The basic principle of recovery is “establishing data redundancy” (duplicate storage). Methods for creating redundant data include data dumping and logging. Data dumping is categorized into static/dynamic dumps, full/incremental dumps, and log files.

1 Static and Dynamic Dumps

Static dumps mean no access or modification operations are allowed on the database during the dump.

Dynamic dumps allow database access and modification during the dump.

So, dumps and user transactions can execute concurrently.

2 Full and Incremental Dumps

Full dumps involve dumping all data each time.

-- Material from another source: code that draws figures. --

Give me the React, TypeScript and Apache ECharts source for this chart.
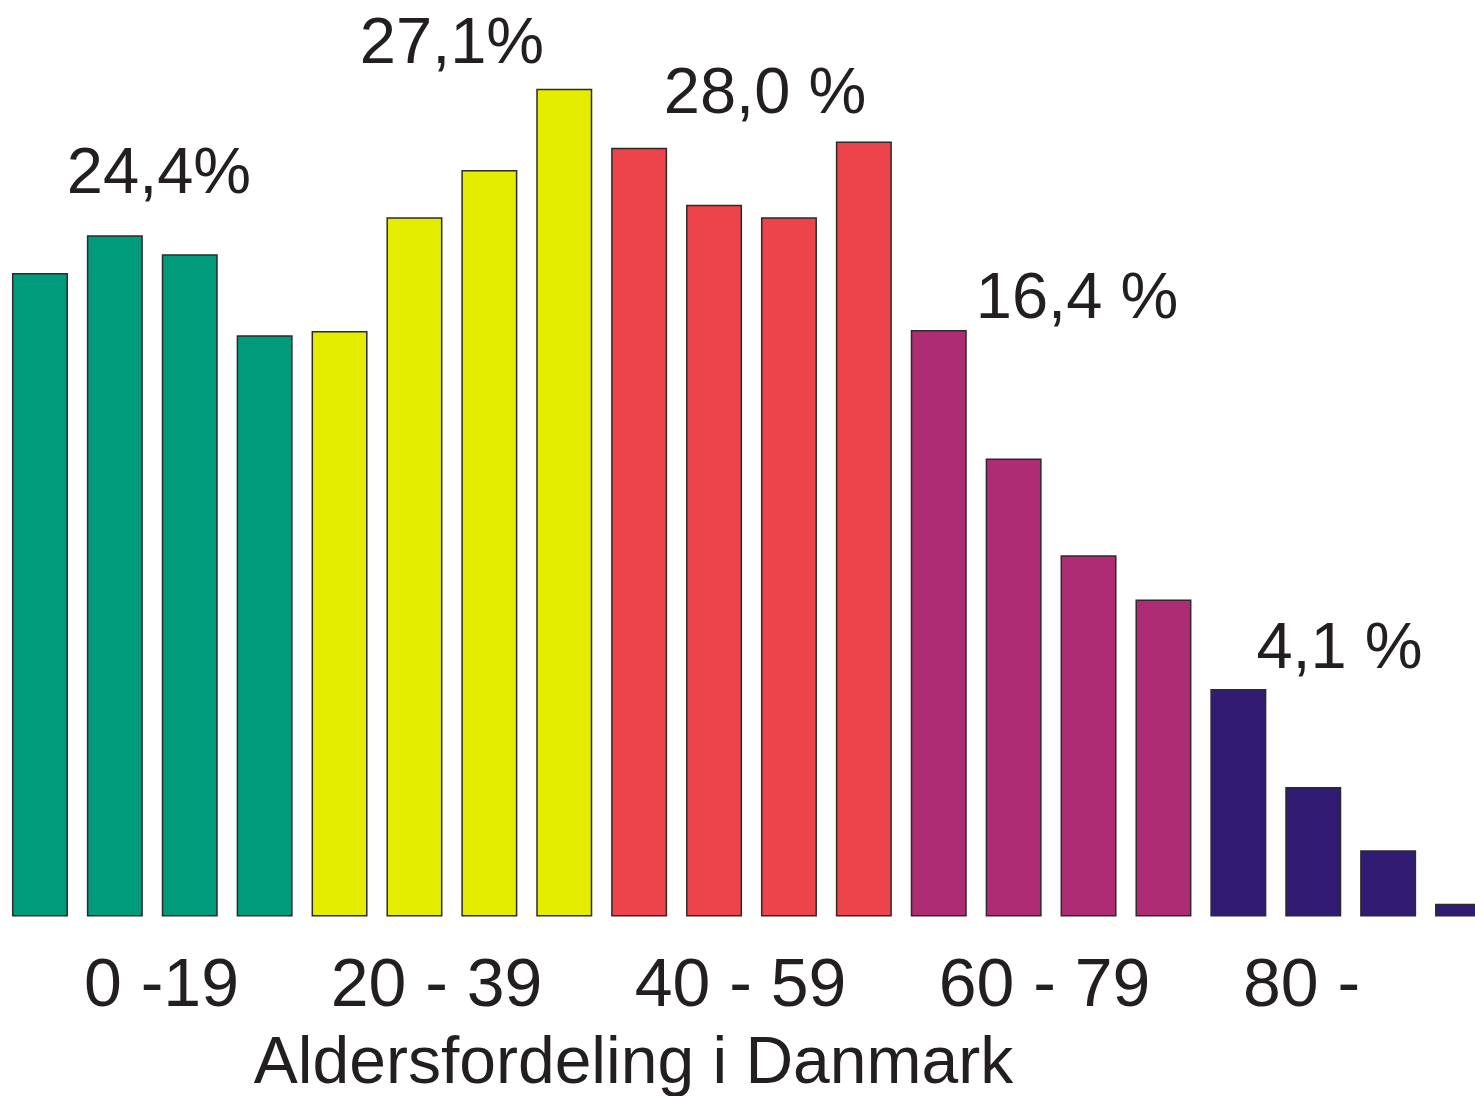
import React, { useEffect, useRef } from "react";
import * as echarts from "echarts";

const categories = [
  "0-4", "5-9", "10-14", "15-19",
  "20-24", "25-29", "30-34", "35-39",
  "40-44", "45-49", "50-54", "55-59",
  "60-64", "65-69", "70-74", "75-79",
  "80-84", "85-89", "90-94", "95-",
];
const values = [
  6.11, 6.47, 6.29, 5.52,
  5.56, 6.64, 7.09, 7.86,
  7.30, 6.76, 6.64, 7.36,
  5.57, 4.35, 3.43, 3.01,
  2.16, 1.23, 0.63, 0.12,
];
const groupColors = ["#009b7b", "#e4ec00", "#ed434b", "#ae2c74", "#321b72"];
const groupLabels = ["0 -19", "20 - 39", "40 - 59", "60 - 79", "80 -"];
const groupShares = ["24,4%", "27,1%", "28,0 %", "16,4 %", "4,1 %"];
const title = "Aldersfordeling i Danmark";

const TEXT_COLOR = "#231f20";
const FONT = "'Liberation Sans', Arial, Helvetica, sans-serif";

export default function App() {
  const ref = useRef<HTMLDivElement>(null);
  useEffect(() => {
    if (!ref.current) return;
    const chart = echarts.init(ref.current, null, { renderer: "svg" });
    const shareLabelPos = [
      [159, 170],
      [452, 40.5],
      [765, 90.5],
      [1077, 295],
      [1339.5, 645.5],
    ];
    const axisLabelPos = [161.5, 436.5, 740.5, 1044.5, 1301.5];
    const texts: any[] = [];
    groupShares.forEach((t, i) => {
      texts.push({
        type: "text",
        x: shareLabelPos[i][0],
        y: shareLabelPos[i][1],
        style: {
          text: t,
          fill: TEXT_COLOR,
          font: `65px ${FONT}`,
          align: "center",
          verticalAlign: "middle",
        },
      });
    });
    groupLabels.forEach((t, i) => {
      texts.push({
        type: "text",
        x: axisLabelPos[i],
        y: 982,
        style: {
          text: t,
          fill: TEXT_COLOR,
          font: `68px ${FONT}`,
          align: "center",
          verticalAlign: "middle",
        },
      });
    });
    texts.push({
      type: "text",
      x: 633.5,
      y: 1060,
      style: {
        text: title,
        fill: TEXT_COLOR,
        font: `66px ${FONT}`,
        align: "center",
        verticalAlign: "middle",
      },
    });
    chart.setOption({
      animation: false,
      backgroundColor: "#ffffff",
      grid: {
        left: 2.5,
        top: 74.1,
        width: 1498,
        height: 842.4,
        outerBoundsMode: "none",
        containLabel: false,
      },
      xAxis: {
        type: "category",
        data: categories,
        boundaryGap: true,
        axisLine: { show: false },
        axisTick: { show: false },
        axisLabel: { show: false },
      },
      yAxis: {
        type: "value",
        min: 0,
        max: 8,
        show: false,
        splitLine: { show: false },
      },
      series: [
        {
          type: "bar",
          barWidth: 56,
          data: values.map((v, i) => ({
            value: v,
            itemStyle: { color: groupColors[Math.floor(i / 4)] },
          })),
          itemStyle: { borderColor: "#2e2a2b", borderWidth: 1.5 },
          silent: true,
        },
      ],
      graphic: texts,
    });
    return () => chart.dispose();
  }, []);
  return (
    <div
      ref={ref}
      style={{ position: "absolute", left: 0, top: 0, width: 1475, height: 1096 }}
    />
  );
}
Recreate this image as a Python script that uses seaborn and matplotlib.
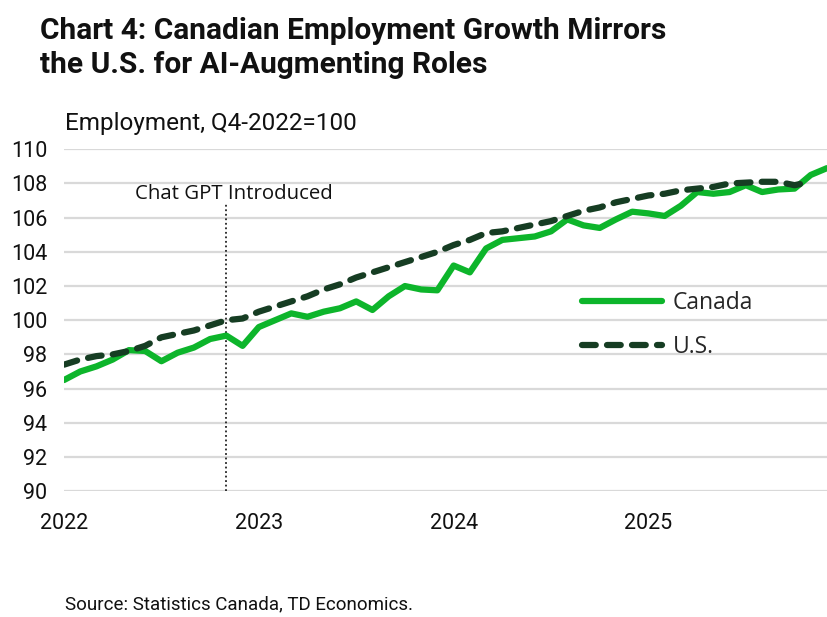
import numpy as np
import pandas as pd
import matplotlib.pyplot as plt
import seaborn as sns

# monthly index values, Jan 2022 onward (Q4-2022 = 100)
canada = [96.5, 97.0, 97.3, 97.7, 98.25, 98.2, 97.6, 98.1, 98.4, 98.9, 99.1, 98.5,
          99.6, 100.0, 100.4, 100.2, 100.5, 100.7, 101.1, 100.6, 101.4, 102.0, 101.8, 101.75,
          103.2, 102.8, 104.2, 104.7, 104.8, 104.9, 105.2, 105.9, 105.55, 105.4, 105.9, 106.35,
          106.25, 106.1, 106.7, 107.5, 107.4, 107.5, 107.9, 107.5, 107.65, 107.7, 108.5, 108.9]
us = [97.4, 97.7, 97.9, 98.0, 98.2, 98.5, 99.0, 99.2, 99.4, 99.7, 100.0, 100.1,
      100.5, 100.8, 101.1, 101.4, 101.8, 102.1, 102.5, 102.8, 103.1, 103.4, 103.7, 104.0,
      104.4, 104.7, 105.1, 105.2, 105.4, 105.6, 105.8, 106.1, 106.4, 106.6, 106.9, 107.1,
      107.3, 107.4, 107.6, 107.7, 107.8, 108.0, 108.05, 108.1, 108.1, 107.9, 108.1]
years = ["2022", "2023", "2024", "2025"]
chatgpt_month = 10  # Nov 2022

sns.set_theme(style="white")
plt.rcParams["font.family"] = ["Roboto", "DejaVu Sans"]

df_ca = pd.DataFrame({"month": np.arange(len(canada)), "value": canada})
df_us = pd.DataFrame({"month": np.arange(len(us)), "value": us})

fig = plt.figure(figsize=(8.27, 6.17), dpi=100)
ax = fig.add_axes([0.0774, 0.204, 0.9226, 0.554])

ax.set_ylim(90, 110)
ax.set_xlim(0, len(canada) - 1)
ax.set_yticks(np.arange(90, 111, 2))
ax.yaxis.grid(True, color="#d9d9d9", linewidth=1.6)
ax.set_axisbelow(True)

ax.axvline(chatgpt_month, ymin=0, ymax=(106.8 - 90) / 20, color="#222222",
           linestyle=(0, (1, 1.5)), linewidth=1.3)
ax.text(4.4, 107.4, "Chat GPT Introduced", fontsize=14.7, va="center", ha="left",
        family=["Open Sans", "DejaVu Sans"], color="#111111")

sns.lineplot(data=df_ca, x="month", y="value", ax=ax, color="#0db52b",
             linewidth=4.5, label="Canada", solid_capstyle="round")
sns.lineplot(data=df_us, x="month", y="value", ax=ax, color="#163d23",
             linewidth=4.5, label="U.S.", linestyle=(0, (2.2, 1.8)),
             dash_capstyle="round")

for s in ax.spines.values():
    s.set_visible(False)
ax.tick_params(length=0, labelsize=15.5, colors="#111111")
ax.tick_params(axis="y", pad=12)
ax.tick_params(axis="x", pad=16)
ax.set_xticks([0, 12, 24, 36])
ax.set_xticklabels(years)
ax.set_xlabel("")
ax.set_ylabel("")

leg = ax.legend(loc="upper left", bbox_to_anchor=(0.652, 0.645), frameon=False,
                handlelength=3.5, labelspacing=0.88, handletextpad=0.45,
                prop={"family": ["Open Sans", "DejaVu Sans"], "size": 16.5})

fig.text(0.048, 0.972, "Chart 4: Canadian Employment Growth Mirrors\nthe U.S. for AI-Augmenting Roles",
         fontsize=21.5, fontweight="bold", va="top", ha="left", linespacing=1.28, color="#111111")
fig.text(0.079, 0.80, "Employment, Q4-2022=100", fontsize=17.5, va="center", ha="left",
         color="#111111")
fig.text(0.079, 0.021, "Source: Statistics Canada, TD Economics.", fontsize=13.5,
         va="center", ha="left", color="#111111")

fig.savefig("out.png", dpi=100)
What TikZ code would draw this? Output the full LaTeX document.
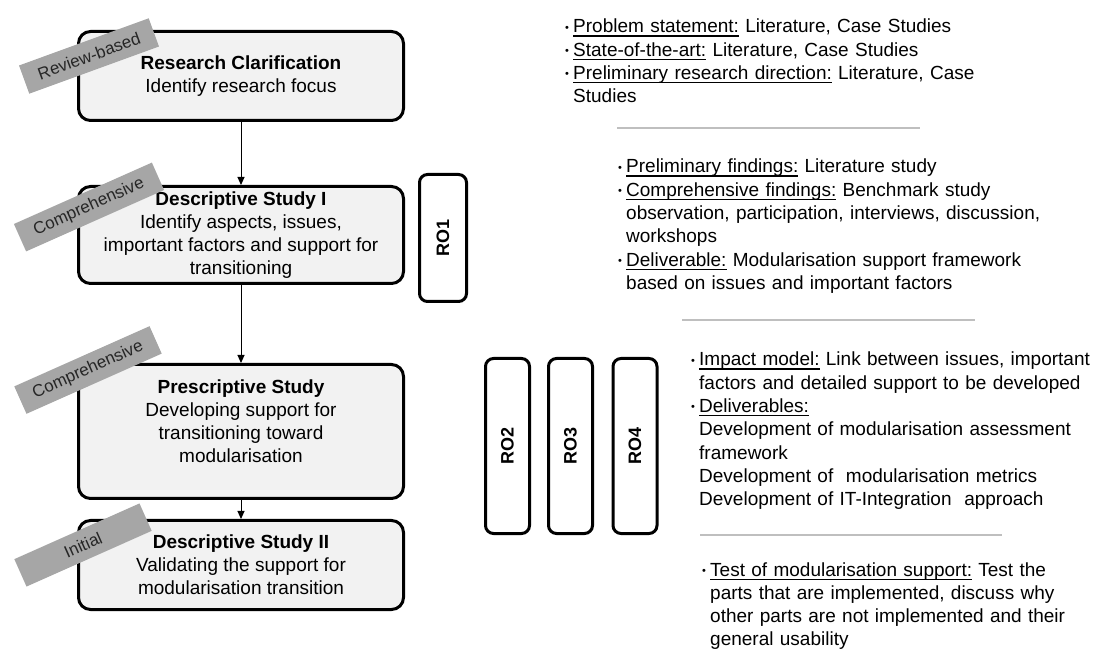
\documentclass[tikz,border=0pt]{standalone}
\usepackage{fontspec}
\setmainfont{Liberation Sans}
\usetikzlibrary{arrows.meta}
\definecolor{BoxFill}{HTML}{F2F2F2}
\definecolor{TagGray}{HTML}{A6A6A6}
\definecolor{TagText}{HTML}{262626}
\definecolor{RuleGray}{HTML}{BFBFBF}
\newcommand\bul{\makebox[8pt][l]{\raisebox{1.8pt}{\fontsize{11}{11}\selectfont\textbullet}}}
\newcommand\ulab[1]{\setbox0\hbox{#1}\rlap{\rule[-3.6pt]{\wd0}{1.1pt}}\box0\relax}
\newcommand\ritem{\hangindent=8pt\hangafter=1\bul}

\begin{document}
\begin{tikzpicture}[x=1pt, y=1pt,
    stage/.style={draw, line width=3pt, rounded corners=12pt, fill=BoxFill, align=center,
        minimum width=325pt, inner sep=0pt, font=\fontsize{19}{23}\selectfont},
    tag/.style={fill=TagGray, text=TagText, minimum height=30pt, inner sep=0pt,
        font=\fontsize{17}{17}\selectfont},
    robox/.style={draw, line width=3pt, rounded corners=8pt, rotate=90, inner sep=0pt,
        font=\fontsize{18}{18}\selectfont\bfseries},
    note/.style={anchor=base west, text width=430pt, inner sep=0pt,
        font=\fontsize{19}{23.3}\selectfont},
    flow/.style={-{Triangle[length=8pt, width=7pt]}, line width=1pt},
    divider/.style={RuleGray, line width=1.5pt}]

\useasboundingbox (0,0) rectangle (1099,653);

% etapas
\node[stage, minimum height=89pt]  (rc)  at (241,577)   {\textbf{Research Clarification}\\Identify research focus};
\node[stage, minimum height=97pt]  (ds1) at (241,418)   {\textbf{Descriptive Study I}\\Identify aspects, issues,\\important factors and support for\\transitioning};
\node[stage, minimum height=134pt] (ps)  at (241,221.5) {\textbf{Prescriptive Study}\\Developing support for\\transitioning toward\\modularisation\\[-3pt]};
\node[stage, minimum height=89pt]  (ds2) at (241,88)    {\textbf{Descriptive Study II}\\Validating the support for\\modularisation transition};

% flechas
\draw[flow] (rc) -- (ds1);
\draw[flow] (ds1) -- (ps);
\draw[flow] (ps) -- (ds2);

% etiquetas
\node[tag, minimum width=138pt, rotate=20] (t1) at (89,597) {Review-based};
\node[tag, minimum width=151pt, rotate=24] (t2) at (89,446) {Comprehensive};
\node[tag, minimum width=148pt, rotate=24] (t3) at (88,283) {Comprehensive};
\node[tag, minimum width=137pt, rotate=24] (t4) at (83,108) {Initial};

% objetivos
\node[robox, minimum width=127pt, minimum height=47pt] (ro1) at (443,415) {RO1};
\foreach \x/\n in {507.5/2, 570.5/3, 635/4}
    \node[robox, minimum width=175pt, minimum height=44pt] (ro\n) at (\x,207) {RO\n};

% notas
\node[note] (n1) at (565,620) {%
    \ritem\ulab{Problem statement:} Literature, Case Studies\par
    \ritem\ulab{State-of-the-art:} Literature, Case Studies\par
    \ritem\ulab{Preliminary research direction:} Literature, Case\newline Studies\par};
\draw[divider] (617,525) -- (920,525);

\node[note] (n2) at (618,480) {%
    \ritem\ulab{Preliminary findings:} Literature study\par
    \ritem\ulab{Comprehensive findings:} Benchmark study\newline observation, participation, interviews, discussion,\newline workshops\par
    \ritem\ulab{Deliverable:} Modularisation support framework\newline based on issues and important factors\par};
\draw[divider] (682,333) -- (975,333);

\node[note] (n3) at (691,287) {%
    \ritem\ulab{Impact model:} Link between issues, important\newline factors and detailed support to be developed\par
    \ritem\ulab{Deliverables:}\newline Development of modularisation assessment\newline framework\newline Development of~ modularisation metrics\newline Development of IT-Integration~ approach\par};
\draw[divider] (700,118) -- (1002,118);

\node[note] (n4) at (702,77) {%
    \ritem\ulab{Test of modularisation support:} Test the\newline parts that are implemented, discuss why\newline other parts are not implemented and their\newline general usability\par};

\end{tikzpicture}
\end{document}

Incremental dumps only dump data updated since the last dump.

3 Log Files

During transaction processing, the DBMS (Database Management System) writes every operation (transaction start, end, inserts, deletes, and modifications) to a log file. Should a failure occur, the DBMS recovery subsystem uses the log file to undo transaction changes, reverting to the transaction’s initial state. Thus, the DBMS uses log files for transaction and system failure recovery, and aids backup copies in media failure recovery.

Recovery

Transaction recovery involves 3 steps:

Scan the log file in reverse (from end to beginning) to find the transaction’s update operations.
Perform inverse operations for the transaction’s updates.
Continue scanning the log file in reverse for other transaction updates, applying the same process until the transaction’s start flag.

That is, if a transaction abnormally terminates, all previous operations are undone.

System Failure Recovery

UNDO incomplete transactions, REDO lost transactions.

Media Failure Recovery

Reload the database, REDO completed transactions.

Concurrency Control

Issues with Concurrent Operations

1 Lost Updates

My changes don’t stick. For example, I change the website logo, but it reverts to the old one.

2 Non-Repeatable Reads

Within a single transaction, I read different data twice in a row. Say I initially read a bank balance of $10. Then, my company deposits $100. The second read becomes $110.

3 Dirty Reads

I want to read fields A and B, but another user is updating them as I read. If I read halfway through their update (A is updated, B is being updated), the data I read is ‘dirty data’.

Concurrency Control Techniques

The primary technique for concurrency control is locking. Basic lock types include exclusive locks (X-locks or write locks) and shared locks (S-locks or read locks).

1 Exclusive Lock (X-Lock)

If transaction T acquires an X-lock on data object A, only T can read and modify A. No other transaction can place any type of lock on A until T releases its lock.

2 Shared Lock (S-Lock)

If transaction T acquires an S-lock on data object A, only T can read A, but not modify it. Other transactions can only place S-locks on A until T releases its S-lock. This ensures other transactions can read A, but cannot modify it until T releases its S-lock.

Locking Protocols

Level 1 Locking Protocol (Solves Lost Updates)

When modifying, an X-lock must be acquired until completion.

Level 2 Locking Protocol (Solves Dirty Reads)

When reading, an S-lock is acquired and released immediately after use.

Level 3 Locking Protocol (Solves Non-Repeatable Reads)

When reading, an S-lock is acquired and held until completion.

Serializability

Serializability: If multiple concurrent executions yield a result that matches any possible serial execution, then it’s serializable.

Transaction T1: Read B, A=B+1, Write A Transaction T2: Read A, B=A+1, Write B

If T1 runs first, then T2, the result is A=4, B=3; If T2 runs first, then T1, the result is A=3, B=4. This concurrent execution satisfies serializability.

Distributed Databases

Fragmentation Transparency

Users or applications don’t need to know how a logically accessed table is physically fragmented and stored.

Replication Transparency

With replication, users don’t need to know which nodes data is replicated to, or how.

Location Transparency

Users don’t need to know the physical location where data is stored.

Logical Transparency

Users or applications don’t need to know which data model is used at a local site.

Data Sharing

Data stored across different nodes is shared.

Autonomy

Each node can manage its local data independently.

Availability

If one site fails, the system can use replicas from other sites, preventing a total system shutdown.

Distribution

Data is stored across different sites.